**YOUR INSTRUCTIONS**
Copy out every line in which the string "diagram" occurs.
[Start of DATASET SECTION]
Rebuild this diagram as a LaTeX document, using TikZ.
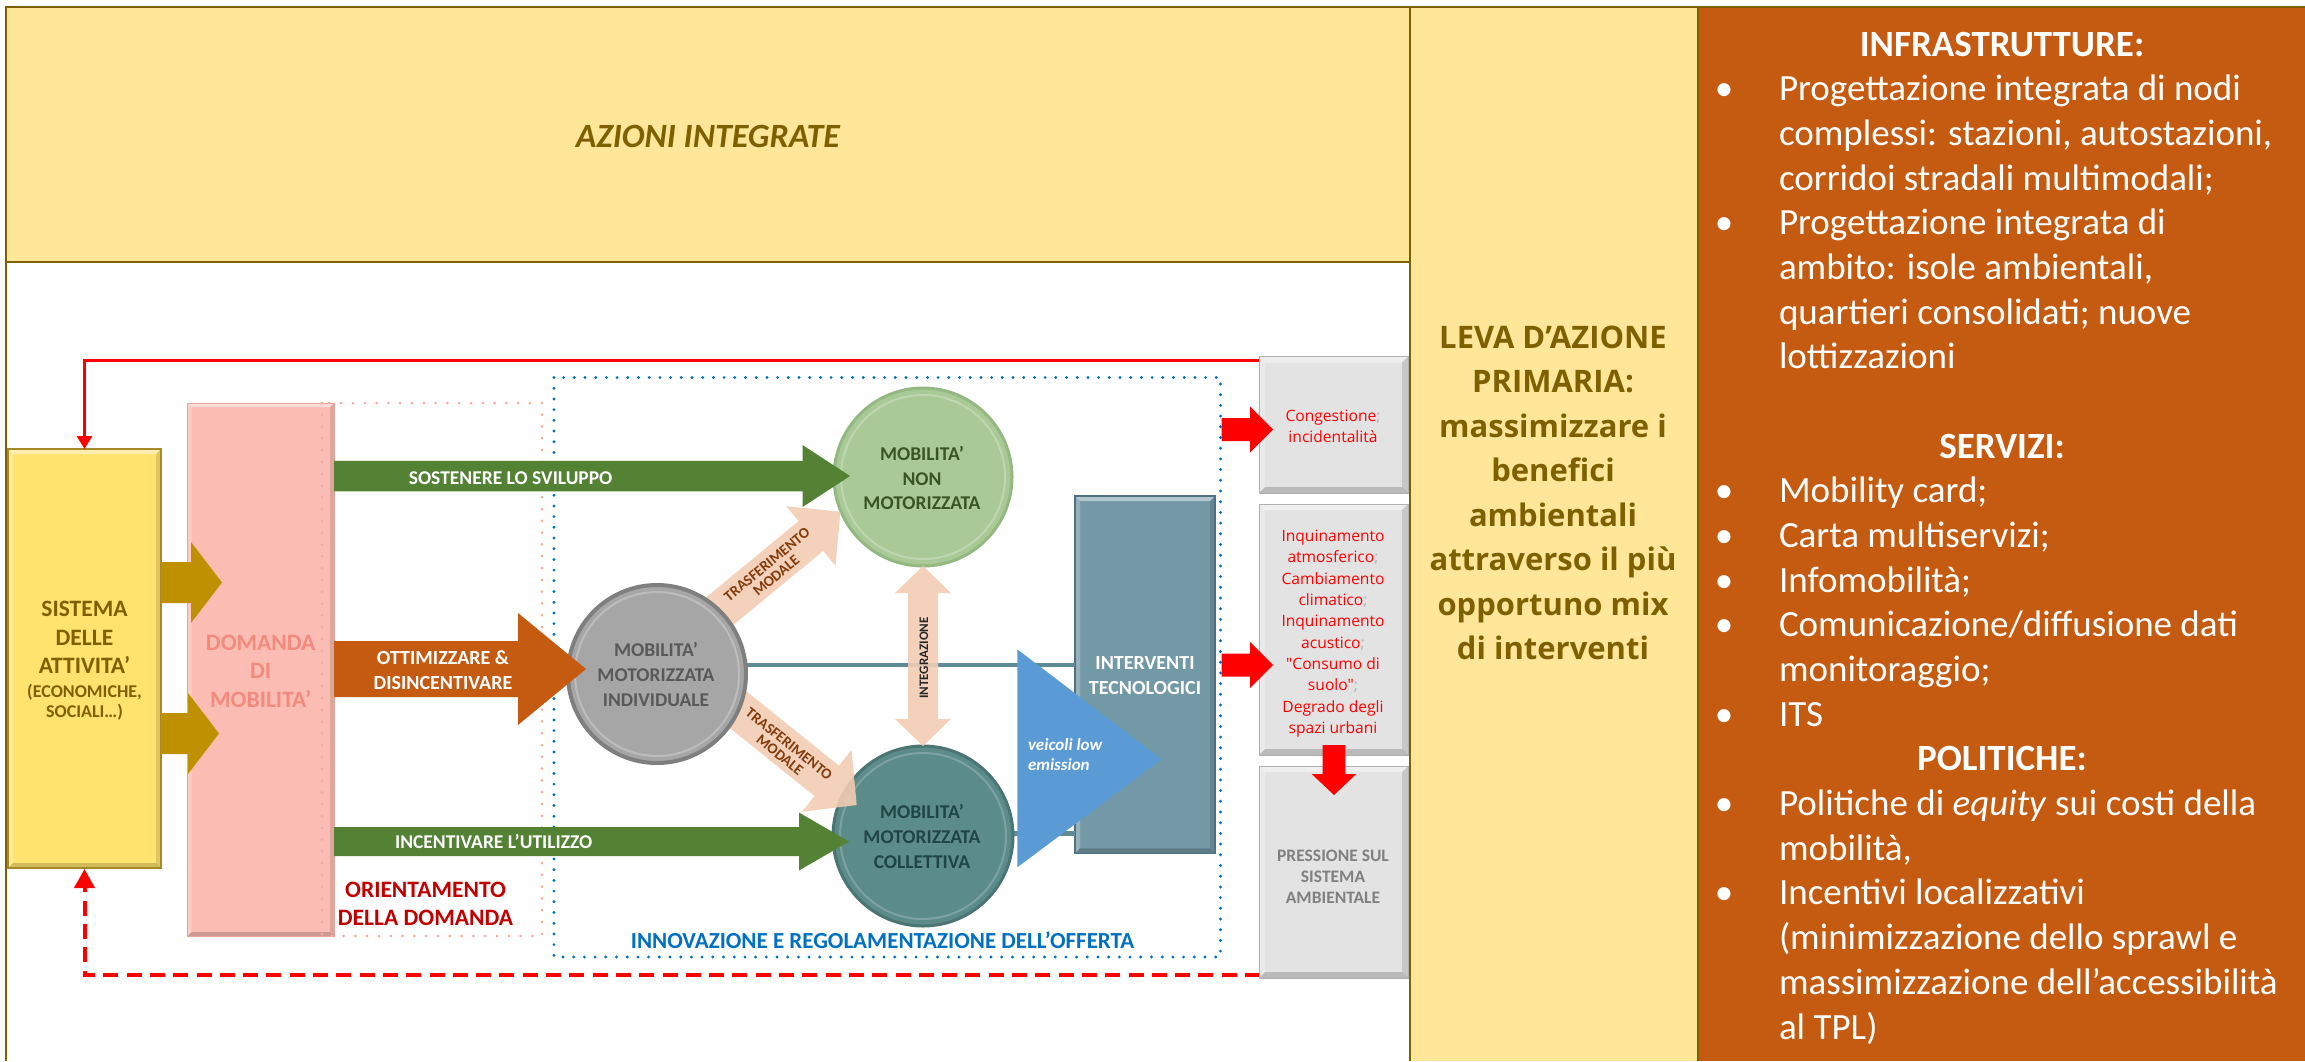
\documentclass[tikz,border=0pt]{standalone}
\usepackage{fontspec}
\setmainfont{Carlito}
\newfontfamily\osans{Open Sans}
\usetikzlibrary{calc,arrows.meta}
\definecolor{tb}{HTML}{7F6000}
\definecolor{hy}{HTML}{FFE699}
\definecolor{oc}{HTML}{C55A11}
\definecolor{sisf}{HTML}{FFE36E}
\definecolor{sisd}{HTML}{A8892A}
\definecolor{domf}{HTML}{FBBDB3}
\definecolor{domd}{HTML}{E6A89E}
\definecolor{domt}{HTML}{F28B7D}
\definecolor{goldc}{HTML}{BF9000}
\definecolor{grn}{HTML}{548235}
\definecolor{peach}{HTML}{F2CCB3}
\definecolor{nmf}{HTML}{A9CA97}
\definecolor{nmd}{HTML}{93B881}
\definecolor{nmt}{HTML}{375623}
\definecolor{inf}{HTML}{A6A6A6}
\definecolor{ind}{HTML}{7F7F7F}
\definecolor{intx}{HTML}{595959}
\definecolor{cof}{HTML}{5C8C8A}
\definecolor{cod}{HTML}{4A7573}
\definecolor{cot}{HTML}{1F4545}
\definecolor{tline}{HTML}{5F8B96}
\definecolor{itf}{HTML}{7398A6}
\definecolor{itd}{HTML}{4F7282}
\definecolor{tri}{HTML}{5B9BD5}
\definecolor{bdot}{HTML}{0070C0}
\definecolor{pdot}{HTML}{F4ACA0}
\definecolor{dred}{HTML}{C00000}
\definecolor{trt}{HTML}{843C0C}
\definecolor{gbf}{HTML}{E3E3E3}
\definecolor{gbd}{HTML}{B0B0B0}
\definecolor{gtx}{HTML}{808080}
\definecolor{semi}{HTML}{B0B0B0}
\definecolor{rd}{HTML}{FF0000}
\newcommand\fz[1]{\fontsize{#1}{#1}\selectfont}
\newcommand\semic{\textcolor{semi}{;}}
% block arrow: #1 opts, #2 start, #3 tip, #4 half shaft, #5 half head, #6 head length
\newcommand\blockarr[6]{%
  \coordinate (bah) at ($(#3)!#6!(#2)$);
  \fill[#1] ($(#2)!#4!90:(#3)$) -- ($(bah)!#4!90:(#3)$) -- ($(bah)!#5!90:(#3)$) -- (#3)
    -- ($(bah)!#5!-90:(#3)$) -- ($(bah)!#4!-90:(#3)$) -- ($(#2)!#4!-90:(#3)$) -- cycle;}
% lines of text: #1 name prefix, #2 x, #3 first baseline, #4 spacing, #5 style, #6 list
\newcommand\tlines[6]{%
  \foreach \tx [count=\ti from 0] in {#6}{%
    \node[#5,anchor=base] (#1\ti) at (#2,{#3+\ti*#4}) {\tx};}}
\tikzset{
  bev/.style={path picture={
    \coordinate (bnw) at (path picture bounding box.north west);
    \coordinate (bse) at (path picture bounding box.south east);
    \fill[white,opacity=.45] (bnw) -- (bnw-|bse) -- ($(bnw-|bse)+(-#1,#1)$) -- ($(bnw)+(#1,#1)$) -- cycle;
    \fill[white,opacity=.25] (bnw) -- ($(bnw)+(#1,#1)$) -- ($(bnw|-bse)+(#1,-#1)$) -- (bnw|-bse) -- cycle;
    \fill[black,opacity=.18] (bnw|-bse) -- ($(bnw|-bse)+(#1,-#1)$) -- ($(bse)+(-#1,-#1)$) -- (bse) -- cycle;
    \fill[black,opacity=.12] (bse) -- ($(bse)+(-#1,-#1)$) -- ($(bnw-|bse)+(-#1,#1)$) -- (bnw-|bse) -- cycle;
  }},
  gbox/.style={draw=gbd, line width=1pt, fill=gbf, bev=6, anchor=north west, minimum width=149pt},
  cb/.style={font=\bfseries\fz{#1}},
  redtx/.style={font=\osans\fz{15.6}, text=rd},
  wt/.style={font=\fz{37}, text=white},
  wh/.style={font=\bfseries\fz{37}, text=white},
  tableline/.style={tb, line width=2.5pt},
}
\begin{document}
\begin{tikzpicture}[x=1pt,y=-1pt, every node/.style={inner sep=0pt,outer sep=0pt}]
\useasboundingbox (0,0) rectangle (2305,1061);
\fill[white] (0,0) rectangle (2305,1061);
% ---------- table ----------
\fill[hy] (6,7) rectangle (1410,262);
\fill[hy] (1410,7) rectangle (1698,1061);
\fill[oc] (1698,7) rectangle (2305,1061);
\draw[tableline] (6,1061) -- (6,7) -- (2305,7);
\draw[tableline] (6,262) -- (1410,262);
\draw[tableline] (1410,7) -- (1410,1061);
\draw[tableline] (1698,7) -- (1698,1061);
\node[font=\bfseries\itshape\fz{34}, text=tb, anchor=base] (azioni) at (708,147) {AZIONI INTEGRATE};
\tlines{leva}{1553}{348}{44.5}{font=\osans\bfseries\fz{31}, text=tb}{LEVA D’AZIONE, PRIMARIA:, massimizzare i, benefici, ambientali, attraverso il più, opportuno mix, di interventi}
% ---------- right column ----------
\node[wh,anchor=base] (h1) at (2002,56) {INFRASTRUTTURE:};
\node[wh,anchor=base] (h2) at (2002,458.1) {SERVIZI:};
\node[wh,anchor=base] (h3) at (2002,770.9) {POLITICHE:};
\foreach \yy [count=\bi] in {100.7,234.7,502.8,547.5,592.2,636.8,726.2,815.6,904.9}
  \node[wt,anchor=base] (bul\bi) at (1724,\yy) {•};
\node[wt,anchor=base west] (r1) at (1779,100.7) {Progettazione integrata di nodi};
\node[wt,anchor=base west] (r2) at (1779,145.4) {complessi: stazioni, autostazioni,};
\node[wt,anchor=base west] (r3) at (1779,190.0) {corridoi stradali multimodali;};
\node[wt,anchor=base west] (r4) at (1779,234.7) {Progettazione integrata di};
\node[wt,anchor=base west] (r5) at (1779,279.4) {ambito: isole ambientali,};
\node[wt,anchor=base west] (r6) at (1779,324.1) {quartieri consolidati; nuove};
\node[wt,anchor=base west] (r7) at (1779,368.8) {lottizzazioni};
\node[wt,anchor=base west] (r8) at (1779,502.8) {Mobility card;};
\node[wt,anchor=base west] (r9) at (1779,547.5) {Carta multiservizi;};
\node[wt,anchor=base west] (r10) at (1779,592.2) {Infomobilità;};
\node[wt,anchor=base west] (r11) at (1779,636.8) {Comunicazione/diffusione dati};
\node[wt,anchor=base west] (r12) at (1779,681.5) {monitoraggio;};
\node[wt,anchor=base west] (r13) at (1779,726.2) {ITS};
\node[wt,anchor=base west] (r14) at (1779,815.6) {Politiche di \textit{equity} sui costi della};
\node[wt,anchor=base west] (r15) at (1779,860.2) {mobilità,};
\node[wt,anchor=base west] (r16) at (1779,904.9) {Incentivi localizzativi};
\node[wt,anchor=base west] (r17) at (1779,949.6) {(minimizzazione dello sprawl e};
\node[wt,anchor=base west] (r18) at (1779,994.3) {massimizzazione dell’accessibilità};
\node[wt,anchor=base west] (r19) at (1779,1039.0) {al TPL)};
% ---------- left diagram ----------
\node[fill=domf, draw=domd, line width=1pt, bev=4, minimum width=146.5pt, minimum height=533pt, anchor=north west] (domanda) at (187.5,403) {};
\draw[pdot, line width=3pt, line cap=round, dash pattern=on 0pt off 11.8pt] (322,403) rectangle (542,936);
\draw[bdot, line width=3.2pt, line cap=round, dash pattern=on 0pt off 10.7pt] (554,377.5) rectangle (1220.5,957);
\node[fill=sisf, draw=sisd, line width=1.5pt, bev=5, minimum width=153pt, minimum height=419pt, anchor=north west] (sistema) at (8,449) {};
% feedback lines
\coordinate (rtop) at (1260,360);
\coordinate (rbot) at (1260,975);
\draw[rd, line width=3pt, -{Triangle[width=15pt,length=13pt]}] (rtop) -| (sistema.north);
\draw[rd, line width=4pt, dash pattern=on 15pt off 8.3pt, -{Triangle[width=20pt,length=19pt]}] (rbot) -| ($(sistema.south)+(0,1)$);
% gray boxes
\node[gbox, minimum height=136.4pt] (cong) at (1259,356.6) {};
\node[gbox, minimum height=251pt] (inq) at (1259,504) {};
\node[gbox, minimum height=212pt] (press) at (1259,766) {};
% gold arrows
\coordinate (a1s) at (161,582.5); \coordinate (a1e) at (222,582.5);
\coordinate (a2s) at (161,733.5); \coordinate (a2e) at (219,733.5);
\blockarr{goldc}{a1s}{a1e}{20.5pt}{40.5pt}{31pt}
\blockarr{goldc}{a2s}{a2e}{20.5pt}{40.5pt}{31pt}
% interventi
\node[fill=itf, draw=itd, line width=1.5pt, bev=5, minimum width=140pt, minimum height=357.3pt, anchor=north west] (interv) at (1075,496) {};
\coordinate (tl1) at (740,665);
\coordinate (tl2) at (1005,833.3);
\draw[tline, line width=4.7pt] (tl1) -- (tl1 -| interv.west);
\draw[tline, line width=4.7pt] (tl2) -- (tl2 -| interv.west);
% circles
\node[circle, minimum size=178pt, fill=nmf, draw=nmd, line width=3pt] (nonmot) at (923,477) {};
\draw[white, opacity=.25, line width=2pt] (nonmot.center) circle (82);
\node[circle, minimum size=180pt, fill=cof, draw=cod, line width=3pt] (coll) at (923,836) {};
\draw[white, opacity=.2, line width=2pt] (coll.center) circle (83);
% transfer arrows
\coordinate (t1s) at (696.8,630); \coordinate (t1e) at (840.4,511.7);
\coordinate (t2s) at (708.7,686); \coordinate (t2e) at (856.7,805);
\blockarr{peach, fill opacity=.9}{t1s}{t1e}{19.3pt}{38.6pt}{38.2pt}
\blockarr{peach, fill opacity=.9}{t2s}{t2e}{19.5pt}{39.7pt}{38.5pt}
% integrazione double arrow
\path (nonmot.south) coordinate (ia) (coll.north) coordinate (ib);
\fill[peach, fill opacity=.9] (ia) -- ($(ia)+(28,27)$) -- ($(ia)+(15,27)$) -- ($(ib)+(15,-27)$) -- ($(ib)+(28,-27)$) -- (ib)
  -- ($(ib)+(-28,-27)$) -- ($(ib)+(-15,-27)$) -- ($(ia)+(-15,27)$) -- ($(ia)+(-28,27)$) -- cycle;
\node[circle, minimum size=178pt, fill=inf, draw=ind, line width=4pt] (indiv) at (657,674) {};
\draw[white, opacity=.25, line width=2pt] (indiv.center) circle (82);
% green and orange arrows
\coordinate (g1s) at (334,476); \coordinate (g1e) at (850,476);
\coordinate (g2s) at (334,841.5); \coordinate (g2e) at (849,841.5);
\coordinate (o1s) at (334,669); \coordinate (o1e) at (586,669);
\blockarr{grn}{g1s}{g1e}{15.25pt}{31pt}{47.5pt}
\blockarr{grn}{g2s}{g2e}{14.5pt}{29pt}{50pt}
\blockarr{oc}{o1s}{o1e}{28pt}{56pt}{68pt}
% blue triangle
\coordinate (trA) at (1017.3,649.3); \coordinate (trB) at (1161.7,759.3); \coordinate (trC) at (1017.3,867.3);
\fill[tri] (trA) -- (trB) -- (trC) -- cycle;
% red block arrows
\coordinate (r1s) at (1221.7,429.5); \coordinate (r1e) at (1273,429.5);
\coordinate (r2s) at (1221.7,665); \coordinate (r2e) at (1273,665);
\coordinate (r3s) at (1334,745); \coordinate (r3e) at (1334,795);
\blockarr{rd}{r1s}{r1e}{11.5pt}{23pt}{23pt}
\blockarr{rd}{r2s}{r2e}{11.5pt}{23pt}{23pt}
\blockarr{rd}{r3s}{r3e}{11.3pt}{22.3pt}{21pt}
% ---------- texts ----------
\tlines{sis}{84.5}{616.7}{28.5}{cb=23.5, text=tb}{SISTEMA, DELLE, ATTIVITA’}
\node[cb=18, text=tb, anchor=base] (sisx) at (84.5,697) {(ECONOMICHE,};
\node[cb=18, text=tb, anchor=base] (sisy) at (84.5,717.5) {SOCIALI…)};
\tlines{dom}{260.7}{650}{28.5}{cb=23.5, text=domt}{DOMANDA, DI, MOBILITA’}
\tlines{ott}{443}{664}{25}{cb=20, text=white}{OTTIMIZZARE \&, DISINCENTIVARE}
\node[cb=19.5, text=white, anchor=base] (sost) at (510.6,484) {SOSTENERE LO SVILUPPO};
\node[cb=19.5, text=white, anchor=base] (incent) at (493.7,848) {INCENTIVARE L’UTILIZZO};
\tlines{ori}{425.5}{897.3}{27.7}{cb=23.5, text=dred}{ORIENTAMENTO, DELLA DOMANDA}
\node[cb=23, text=bdot, anchor=base] (innov) at (882.5,948.7) {INNOVAZIONE E REGOLAMENTAZIONE DELL’OFFERTA};
\tlines{nm}{922}{460.5}{24.5}{cb=19.5, text=nmt}{MOBILITA’, NON, MOTORIZZATA}
\tlines{id}{656}{656}{25.2}{cb=19.5, text=intx}{MOBILITA’, MOTORIZZATA, INDIVIDUALE}
\tlines{co}{922}{818}{25.2}{cb=19.5, text=cot}{MOBILITA’, MOTORIZZATA, COLLETTIVA}
\node[font=\bfseries\fz{15}, text=trt, align=center, rotate=39.6] (trf1) at (771.5,570) {TRASFERIMENTO\\[-0.5pt]MODALE};
\node[font=\bfseries\fz{15}, text=trt, align=center, rotate=-38.8] (trf2) at (784.5,749.5) {TRASFERIMENTO\\[-0.5pt]MODALE};
\node[font=\bfseries\fz{13}, text=black!85, rotate=90] (integ) at (924,658) {INTEGRAZIONE};
\tlines{iv}{1145}{669}{25}{cb=20, text=white}{INTERVENTI, TECNOLOGICI}
\node[font=\bfseries\itshape\fz{17}, text=white, anchor=base west] (veic1) at (1028,750) {veicoli low};
\node[font=\bfseries\itshape\fz{17}, text=white, anchor=base west] (veic2) at (1028,770.5) {emission};
\tlines{cg}{1333}{421.8}{20.2}{redtx}{Congestione\semic, incidentalità}
\tlines{iq}{1333}{541.6}{21.3}{redtx}{Inquinamento, atmosferico\semic, Cambiamento, climatico\semic, Inquinamento, acustico\semic, "Consumo di, suolo"\semic, Degrado degli, spazi urbani}
\tlines{pr}{1333}{861.7}{20.8}{cb=17.5, text=gtx}{PRESSIONE SUL, SISTEMA, AMBIENTALE}
\end{tikzpicture}
\end{document}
[End of DATASET SECTION]
**SOLVED PROBLEM**
Rebuild this diagram as a LaTeX document, using TikZ.
% ---------- left diagram ----------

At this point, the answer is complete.